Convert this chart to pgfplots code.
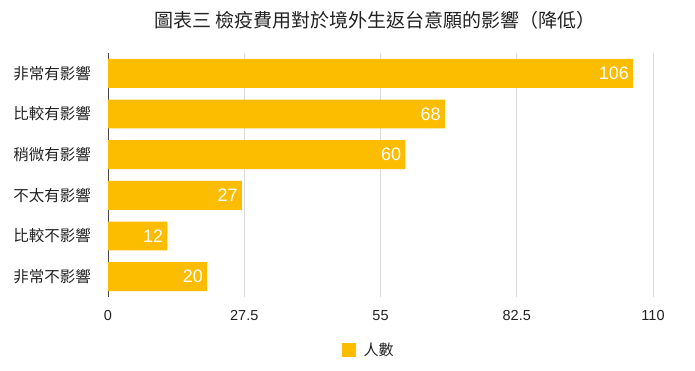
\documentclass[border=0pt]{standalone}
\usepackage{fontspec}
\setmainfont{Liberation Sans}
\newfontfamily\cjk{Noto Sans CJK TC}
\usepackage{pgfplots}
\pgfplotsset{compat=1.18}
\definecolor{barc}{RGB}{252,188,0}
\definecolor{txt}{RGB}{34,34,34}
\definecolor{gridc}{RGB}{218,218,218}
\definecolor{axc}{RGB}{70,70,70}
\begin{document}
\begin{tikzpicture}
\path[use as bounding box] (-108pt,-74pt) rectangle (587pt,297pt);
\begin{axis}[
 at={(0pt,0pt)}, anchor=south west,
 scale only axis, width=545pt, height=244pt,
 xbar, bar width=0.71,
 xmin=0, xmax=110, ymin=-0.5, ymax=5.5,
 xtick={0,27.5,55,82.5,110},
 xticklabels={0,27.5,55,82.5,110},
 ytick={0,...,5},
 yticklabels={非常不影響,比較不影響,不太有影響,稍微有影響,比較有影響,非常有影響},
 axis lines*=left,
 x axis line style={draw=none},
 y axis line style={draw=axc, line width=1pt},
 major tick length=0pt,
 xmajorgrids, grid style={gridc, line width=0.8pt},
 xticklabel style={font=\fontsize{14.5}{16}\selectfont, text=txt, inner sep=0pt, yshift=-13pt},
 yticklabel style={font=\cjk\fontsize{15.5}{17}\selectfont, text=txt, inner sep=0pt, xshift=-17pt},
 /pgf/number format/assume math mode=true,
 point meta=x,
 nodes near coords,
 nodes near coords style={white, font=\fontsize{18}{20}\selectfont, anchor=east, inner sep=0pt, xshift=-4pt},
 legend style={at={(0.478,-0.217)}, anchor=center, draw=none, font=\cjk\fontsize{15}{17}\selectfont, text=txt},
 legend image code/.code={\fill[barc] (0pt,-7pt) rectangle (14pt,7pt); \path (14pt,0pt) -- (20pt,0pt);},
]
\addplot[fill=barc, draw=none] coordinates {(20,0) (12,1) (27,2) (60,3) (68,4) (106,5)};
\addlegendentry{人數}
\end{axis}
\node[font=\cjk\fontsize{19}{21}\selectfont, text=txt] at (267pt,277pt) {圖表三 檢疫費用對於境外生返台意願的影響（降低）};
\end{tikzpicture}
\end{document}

Exercise objective —
Each line of the data should be quoted exactly, with pictures left out.

Exercise response —
Convert this chart to pgfplots code.
\documentclass[border=0pt]{standalone}
\usepackage{fontspec}
\setmainfont{Liberation Sans}
\newfontfamily\cjk{Noto Sans CJK TC}
\usepackage{pgfplots}
\pgfplotsset{compat=1.18}
\definecolor{barc}{RGB}{252,188,0}
\definecolor{txt}{RGB}{34,34,34}
\definecolor{gridc}{RGB}{218,218,218}
\definecolor{axc}{RGB}{70,70,70}
\begin{document}
\begin{tikzpicture}
\path[use as bounding box] (-108pt,-74pt) rectangle (587pt,297pt);
\begin{axis}[
 at={(0pt,0pt)}, anchor=south west,
 scale only axis, width=545pt, height=244pt,
 xbar, bar width=0.71,
 xmin=0, xmax=110, ymin=-0.5, ymax=5.5,
 xtick={0,27.5,55,82.5,110},
 xticklabels={0,27.5,55,82.5,110},
 ytick={0,...,5},
 yticklabels={非常不影響,比較不影響,不太有影響,稍微有影響,比較有影響,非常有影響},
 axis lines*=left,
 x axis line style={draw=none},
 y axis line style={draw=axc, line width=1pt},
 major tick length=0pt,
 xmajorgrids, grid style={gridc, line width=0.8pt},
 xticklabel style={font=\fontsize{14.5}{16}\selectfont, text=txt, inner sep=0pt, yshift=-13pt},
 yticklabel style={font=\cjk\fontsize{15.5}{17}\selectfont, text=txt, inner sep=0pt, xshift=-17pt},
 /pgf/number format/assume math mode=true,
 point meta=x,
 nodes near coords,
 nodes near coords style={white, font=\fontsize{18}{20}\selectfont, anchor=east, inner sep=0pt, xshift=-4pt},
 legend style={at={(0.478,-0.217)}, anchor=center, draw=none, font=\cjk\fontsize{15}{17}\selectfont, text=txt},
 legend image code/.code={\fill[barc] (0pt,-7pt) rectangle (14pt,7pt); \path (14pt,0pt) -- (20pt,0pt);},
]
\addplot[fill=barc, draw=none] coordinates {(20,0) (12,1) (27,2) (60,3) (68,4) (106,5)};
\addlegendentry{人數}
\end{axis}
\node[font=\cjk\fontsize{19}{21}\selectfont, text=txt] at (267pt,277pt) {圖表三 檢疫費用對於境外生返台意願的影響（降低）};
\end{tikzpicture}
\end{document}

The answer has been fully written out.